## Begin Given material

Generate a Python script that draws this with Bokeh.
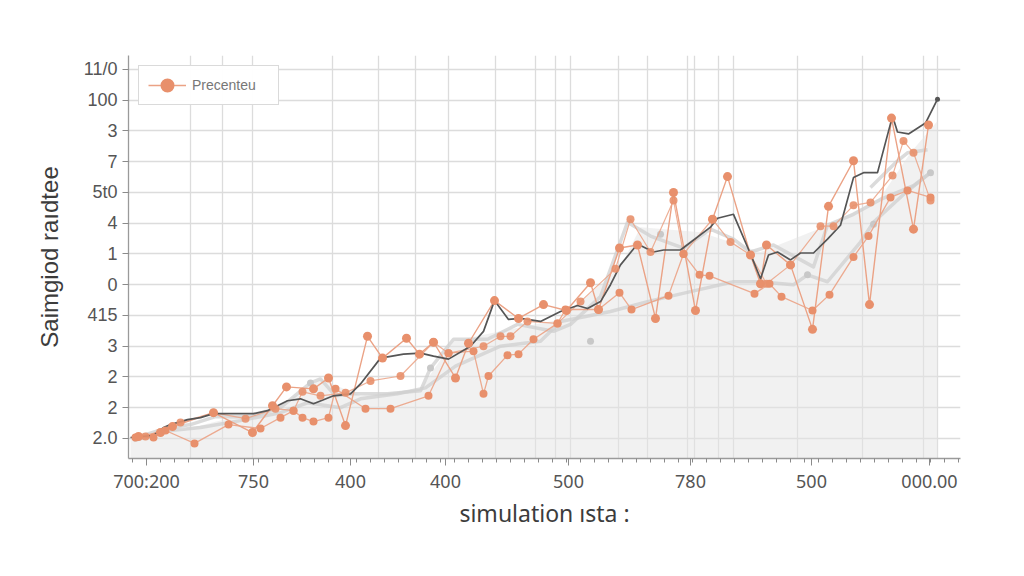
from bokeh.plotting import figure
from bokeh.models import FixedTicker, Legend, LegendItem
from bokeh.embed import file_html
from bokeh.resources import INLINE

# ---------------- data ----------------
x_tick_vals = [18, 125, 222, 317, 440, 562, 683, 801]
x_tick_labels = ["700:200", "750", "400", "400", "500", "780", "500", "000.00"]
y_tick_vals = [0, 31, 62, 93, 124, 155, 186, 217, 248, 279, 310, 341, 372]
y_tick_labels = ["2.0", "2", "2", "3", "415", "0", "1", "4", "5t0", "7", "3", "100", "11/0"]

dark_x = [2, 25, 35, 42, 59, 72, 85, 105, 125, 139, 159, 172, 185, 205, 222, 232, 252, 275, 292, 305,
          320, 342, 355, 366, 380, 392, 412, 432, 449, 459, 472, 482, 492, 509, 525, 535, 552, 582, 589,
          605, 622, 632, 640, 649, 662, 672, 685, 699, 712, 725, 735, 749, 764, 769, 780, 797, 809]
dark_y = [1, 3, 11, 14, 19, 21, 25, 25, 25, 28, 38, 40, 35, 43, 45, 55, 81, 85, 86, 83,
          80, 93, 108, 139, 120, 121, 118, 128, 134, 131, 138, 155, 175, 196, 188, 190, 190, 213, 222,
          226, 186, 161, 185, 188, 180, 187, 187, 201, 215, 263, 268, 268, 325, 309, 307, 318, 342]

orange_a_x = [10, 32, 44, 85, 124, 144, 158, 185, 200, 217, 239, 254, 278, 291, 305, 327, 340, 366, 390,
              415, 438, 462, 470, 491, 509, 527, 545, 567, 584, 599, 622, 632, 638, 662, 684, 700, 725,
              741, 763, 785, 800]
orange_a_y = [2, 6, 12, 26, 6, 33, 52, 50, 61, 13, 103, 81, 101, 85, 97, 61, 96, 139, 121,
              135, 129, 157, 130, 192, 195, 121, 248, 129, 221, 264, 185, 156, 195, 175, 110, 234, 280,
              135, 323, 211, 316]

orange_b_x = [7, 25, 37, 66, 100, 132, 152, 165, 174, 185, 200, 207, 237, 262, 300, 320, 345, 355, 360,
              379, 390, 405, 429, 437, 470, 491, 503, 540, 555, 571, 581, 626, 641, 653, 684, 701, 725,
              740, 762, 779, 802]
orange_b_y = [1, 1, 8, -5, 14, 10, 21, 28, 21, 17, 21, 50, 30, 30, 43, 86, 88, 45, 63,
              84, 85, 100, 116, 130, 130, 147, 130, 144, 186, 165, 164, 146, 156, 143, 129, 145, 183,
              204, 243, 250, 243]

orange_c_x = [17, 52, 85, 117, 147, 165, 174, 192, 217, 242, 272, 305, 320, 355, 372, 382, 399, 429,
              452, 487, 502, 522, 545, 555, 584, 602, 622, 638, 662, 692, 705, 725, 742, 764, 775, 785, 802]
orange_c_y = [2, 16, 26, 20, 30, 28, 47, 43, 46, 58, 63, 97, 86, 93, 103, 103, 118, 116,
              138, 171, 221, 188, 240, 186, 221, 198, 185, 156, 175, 214, 214, 235, 238, 265, 300, 288, 240]

gray_a_x = [5, 37, 62, 87, 122, 152, 182, 192, 207, 225, 259, 292, 302, 325, 359, 389, 425, 442, 472,
            499, 522, 555, 582, 605, 622, 645, 685, 699, 725, 752, 785, 802]
gray_a_y = [0, 10, 14, 22, 22, 31, 56, 60, 43, 45, 45, 48, 71, 100, 100, 115, 108, 115, 143,
            218, 204, 192, 211, 201, 188, 195, 173, 215, 226, 241, 255, 268]

gray_b_x = [5, 42, 72, 112, 152, 179, 212, 232, 269, 297, 327, 372, 412, 432, 482, 519, 562, 605, 632,
            665, 679, 699, 732, 745, 775, 802]
gray_b_y = [-2, 8, 11, 18, 26, 36, 31, 40, 45, 51, 73, 93, 98, 118, 128, 138, 148, 158, 158,
            155, 165, 158, 198, 218, 246, 268]

gray_c_x = [742, 767, 779, 799]
gray_c_y = [253, 278, 288, 291]

gray_dot_x = [182, 302, 462, 532, 679, 745, 802]
gray_dot_y = [56, 71, 98, 206, 165, 216, 268]

area_x = [2, 72, 152, 192, 232, 292, 325, 372, 432, 492, 512, 572, 632, 702, 752, 782, 809]
area_y = [0, 13, 33, 60, 43, 50, 98, 108, 120, 173, 213, 208, 188, 216, 243, 288, 320]

legend_label = "Precenteu"
x_title = "simulation \u0131sta :"
y_title = "Saimgiod ra\u0131dtee"

# ---------------- styles ----------------
ORANGE = "#E8906C"
ORANGE_LINE = "#EBA285"
DARK = "#555555"
GRAY = "#cfcfcf"

grid_x = [62, 94, 124, 204, 250, 287, 320, 367, 407, 427, 442, 490, 519, 559, 566, 590, 605,
          669, 734, 795, 809, 832]

p = figure(width=1010, height=566, output_backend="svg", toolbar_location=None,
           x_range=(0, 832), y_range=(-20.2, 386.1),
           min_border_left=128, min_border_right=50, min_border_top=55, min_border_bottom=108)
p.outline_line_color = None
p.background_fill_color = "white"
p.border_fill_color = "white"

# area
p.varea(x=area_x, y1=[-21] * len(area_x), y2=area_y, fill_color="#e4e4e4", fill_alpha=0.5)

# gray series
for gx, gy in [(gray_a_x, gray_a_y), (gray_b_x, gray_b_y), (gray_c_x, gray_c_y)]:
    p.line(gx, gy, line_color=GRAY, line_width=3.5, line_alpha=0.75, line_join="round")
p.scatter(gray_dot_x, gray_dot_y, size=7, fill_color="#c8c8c8", line_color=None)

# orange series lines
line_a = p.line(orange_a_x, orange_a_y, line_color=ORANGE_LINE, line_width=1.4)
p.line(orange_b_x, orange_b_y, line_color=ORANGE_LINE, line_width=1.3, line_alpha=0.9)
p.line(orange_c_x, orange_c_y, line_color=ORANGE_LINE, line_width=1.2, line_alpha=0.85)

# dark line
p.line(dark_x, dark_y, line_color=DARK, line_width=1.7, line_join="round")
p.scatter([dark_x[-1]], [dark_y[-1]], size=5, fill_color=DARK, line_color=None)

# orange markers
p.scatter(orange_a_x, orange_a_y, size=9, fill_color=ORANGE, line_color=None)
p.scatter(orange_b_x, orange_b_y, size=8, fill_color=ORANGE, line_color=None)
p.scatter(orange_c_x, orange_c_y, size=8, fill_color=ORANGE, line_color=None, fill_alpha=0.9)

# legend-only marker
legend_dot = p.scatter([float("nan")], [float("nan")], size=8, fill_color=ORANGE,
                       line_color=ORANGE, line_width=6)

legend = Legend(items=[LegendItem(label=legend_label, renderers=[line_a, legend_dot])],
                location="top_left", margin=10, padding=9, spacing=0,
                glyph_width=38, glyph_height=20, label_standoff=6, label_width=77, label_height=20,
                border_line_color="#b5b5b5", border_line_width=1.3,
                background_fill_color="white", background_fill_alpha=0.95,
                label_text_font="Liberation Sans", label_text_font_size="14px",
                label_text_color="#777777")
p.add_layout(legend)

# axes
xa = p.xaxis[0]
xa.ticker = FixedTicker(ticks=x_tick_vals, minor_ticks=list(range(4, 832, 14)))
xa.major_label_overrides = dict(zip(x_tick_vals, x_tick_labels))
xa.axis_label = x_title
ya = p.yaxis[0]
ya.ticker = FixedTicker(ticks=y_tick_vals, minor_ticks=[])
ya.major_label_overrides = dict(zip(y_tick_vals, y_tick_labels))
ya.axis_label = y_title

for ax in (xa, ya):
    ax.axis_line_color = "#9a9a9a"
    ax.axis_line_width = 1.3
    ax.major_tick_line_color = "#8a8a8a"
    ax.minor_tick_line_color = "#8a8a8a"
    ax.major_tick_in = 0
    ax.minor_tick_in = 0
    ax.major_label_text_color = "#555555"
    ax.axis_label_text_color = "#3c3c3c"
    ax.axis_label_text_font_style = "normal"

xa.major_tick_out = 7
xa.minor_tick_out = 4
xa.major_label_standoff = 3
xa.major_label_text_font = "Noto Sans"
xa.major_label_text_font_size = "18px"
xa.axis_label_text_font = "Noto Sans"
xa.axis_label_text_font_size = "23px"
xa.axis_label_standoff = 1

ya.major_tick_out = 6
ya.major_label_standoff = 5
ya.major_label_text_font = "Liberation Sans"
ya.major_label_text_font_size = "18px"
ya.axis_label_text_font = "Liberation Sans"
ya.axis_label_text_font_size = "24px"
ya.axis_label_standoff = 18

p.xgrid.ticker = FixedTicker(ticks=grid_x)
p.ygrid.ticker = FixedTicker(ticks=y_tick_vals)
for g in (p.xgrid[0], p.ygrid[0]):
    g.grid_line_color = "#dcdcdc"
    g.grid_line_width = 1.3

open("out.html", "w").write(file_html(p, INLINE))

## End Given material

## [What needs to be done]
Write out the lines from the start of the material to the line with "from bokeh.resources import INLINE", inclusive and exactly. Skip the pictures.

## [Response to the task]
Generate a Python script that draws this with Bokeh.
from bokeh.plotting import figure
from bokeh.models import FixedTicker, Legend, LegendItem
from bokeh.embed import file_html
from bokeh.resources import INLINE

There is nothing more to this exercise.